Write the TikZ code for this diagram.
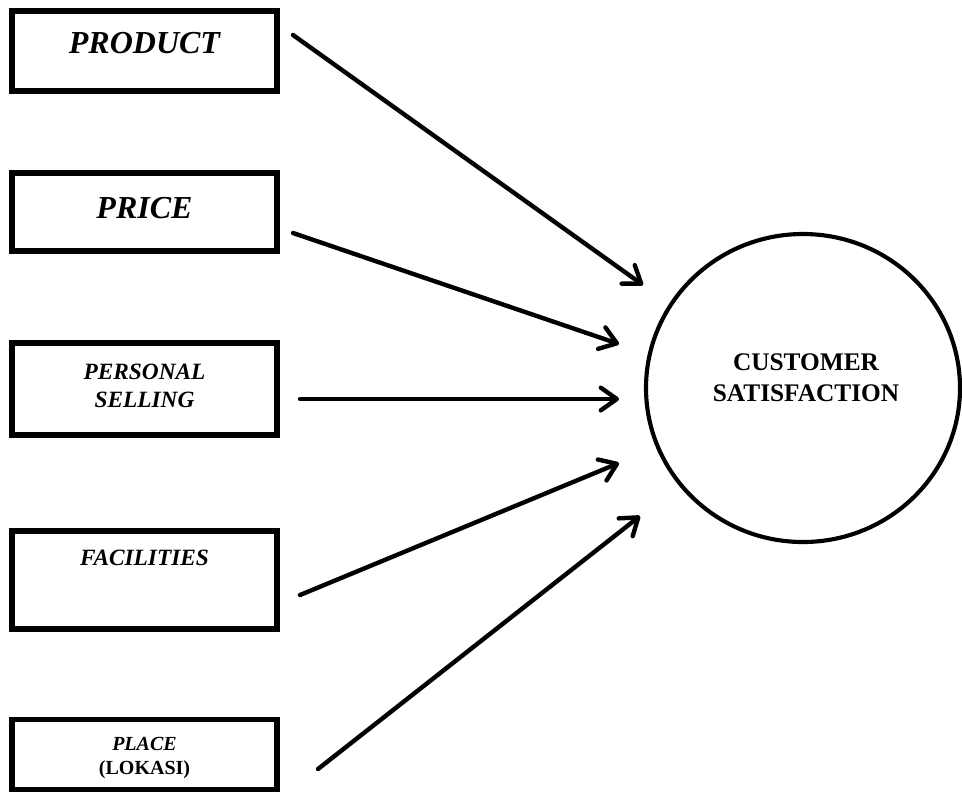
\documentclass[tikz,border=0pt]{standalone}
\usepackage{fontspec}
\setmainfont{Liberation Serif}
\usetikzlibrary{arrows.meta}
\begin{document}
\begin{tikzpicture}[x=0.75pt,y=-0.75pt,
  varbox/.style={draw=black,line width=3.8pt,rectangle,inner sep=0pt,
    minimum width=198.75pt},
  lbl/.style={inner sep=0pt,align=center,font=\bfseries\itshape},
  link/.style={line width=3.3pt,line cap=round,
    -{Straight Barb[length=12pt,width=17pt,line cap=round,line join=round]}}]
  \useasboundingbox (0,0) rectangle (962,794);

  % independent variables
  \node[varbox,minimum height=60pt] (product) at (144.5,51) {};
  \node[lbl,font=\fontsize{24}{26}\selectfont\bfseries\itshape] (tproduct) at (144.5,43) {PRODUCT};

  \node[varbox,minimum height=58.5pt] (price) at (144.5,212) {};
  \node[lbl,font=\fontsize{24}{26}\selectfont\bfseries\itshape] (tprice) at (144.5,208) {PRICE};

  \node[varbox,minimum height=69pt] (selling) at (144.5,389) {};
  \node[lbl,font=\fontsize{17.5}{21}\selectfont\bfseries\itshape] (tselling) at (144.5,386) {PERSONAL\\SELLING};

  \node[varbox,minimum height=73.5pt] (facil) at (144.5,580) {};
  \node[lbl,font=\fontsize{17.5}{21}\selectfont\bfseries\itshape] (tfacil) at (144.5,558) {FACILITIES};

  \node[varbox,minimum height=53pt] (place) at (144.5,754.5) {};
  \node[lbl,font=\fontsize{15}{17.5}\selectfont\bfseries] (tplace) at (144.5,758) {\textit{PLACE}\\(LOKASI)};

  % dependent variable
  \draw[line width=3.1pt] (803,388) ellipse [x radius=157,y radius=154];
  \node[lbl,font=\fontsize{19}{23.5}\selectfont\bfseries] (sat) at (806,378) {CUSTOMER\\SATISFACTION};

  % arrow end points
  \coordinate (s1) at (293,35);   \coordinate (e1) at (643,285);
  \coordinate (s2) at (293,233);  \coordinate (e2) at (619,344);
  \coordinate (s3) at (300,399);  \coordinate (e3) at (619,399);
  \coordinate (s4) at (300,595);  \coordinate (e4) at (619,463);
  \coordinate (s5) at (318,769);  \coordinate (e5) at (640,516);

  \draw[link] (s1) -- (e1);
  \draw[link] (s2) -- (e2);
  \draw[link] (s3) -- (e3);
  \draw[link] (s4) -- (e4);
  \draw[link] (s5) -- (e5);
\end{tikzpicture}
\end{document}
# # # # #
> _Given exercise_: Print the listing above in full, exactly as written. Omit any pictures.

> _Answer_:
Write the TikZ code for this diagram.
\documentclass[tikz,border=0pt]{standalone}
\usepackage{fontspec}
\setmainfont{Liberation Serif}
\usetikzlibrary{arrows.meta}
\begin{document}
\begin{tikzpicture}[x=0.75pt,y=-0.75pt,
  varbox/.style={draw=black,line width=3.8pt,rectangle,inner sep=0pt,
    minimum width=198.75pt},
  lbl/.style={inner sep=0pt,align=center,font=\bfseries\itshape},
  link/.style={line width=3.3pt,line cap=round,
    -{Straight Barb[length=12pt,width=17pt,line cap=round,line join=round]}}]
  \useasboundingbox (0,0) rectangle (962,794);

  % independent variables
  \node[varbox,minimum height=60pt] (product) at (144.5,51) {};
  \node[lbl,font=\fontsize{24}{26}\selectfont\bfseries\itshape] (tproduct) at (144.5,43) {PRODUCT};

  \node[varbox,minimum height=58.5pt] (price) at (144.5,212) {};
  \node[lbl,font=\fontsize{24}{26}\selectfont\bfseries\itshape] (tprice) at (144.5,208) {PRICE};

  \node[varbox,minimum height=69pt] (selling) at (144.5,389) {};
  \node[lbl,font=\fontsize{17.5}{21}\selectfont\bfseries\itshape] (tselling) at (144.5,386) {PERSONAL\\SELLING};

  \node[varbox,minimum height=73.5pt] (facil) at (144.5,580) {};
  \node[lbl,font=\fontsize{17.5}{21}\selectfont\bfseries\itshape] (tfacil) at (144.5,558) {FACILITIES};

  \node[varbox,minimum height=53pt] (place) at (144.5,754.5) {};
  \node[lbl,font=\fontsize{15}{17.5}\selectfont\bfseries] (tplace) at (144.5,758) {\textit{PLACE}\\(LOKASI)};

  % dependent variable
  \draw[line width=3.1pt] (803,388) ellipse [x radius=157,y radius=154];
  \node[lbl,font=\fontsize{19}{23.5}\selectfont\bfseries] (sat) at (806,378) {CUSTOMER\\SATISFACTION};

  % arrow end points
  \coordinate (s1) at (293,35);   \coordinate (e1) at (643,285);
  \coordinate (s2) at (293,233);  \coordinate (e2) at (619,344);
  \coordinate (s3) at (300,399);  \coordinate (e3) at (619,399);
  \coordinate (s4) at (300,595);  \coordinate (e4) at (619,463);
  \coordinate (s5) at (318,769);  \coordinate (e5) at (640,516);

  \draw[link] (s1) -- (e1);
  \draw[link] (s2) -- (e2);
  \draw[link] (s3) -- (e3);
  \draw[link] (s4) -- (e4);
  \draw[link] (s5) -- (e5);
\end{tikzpicture}
\end{document}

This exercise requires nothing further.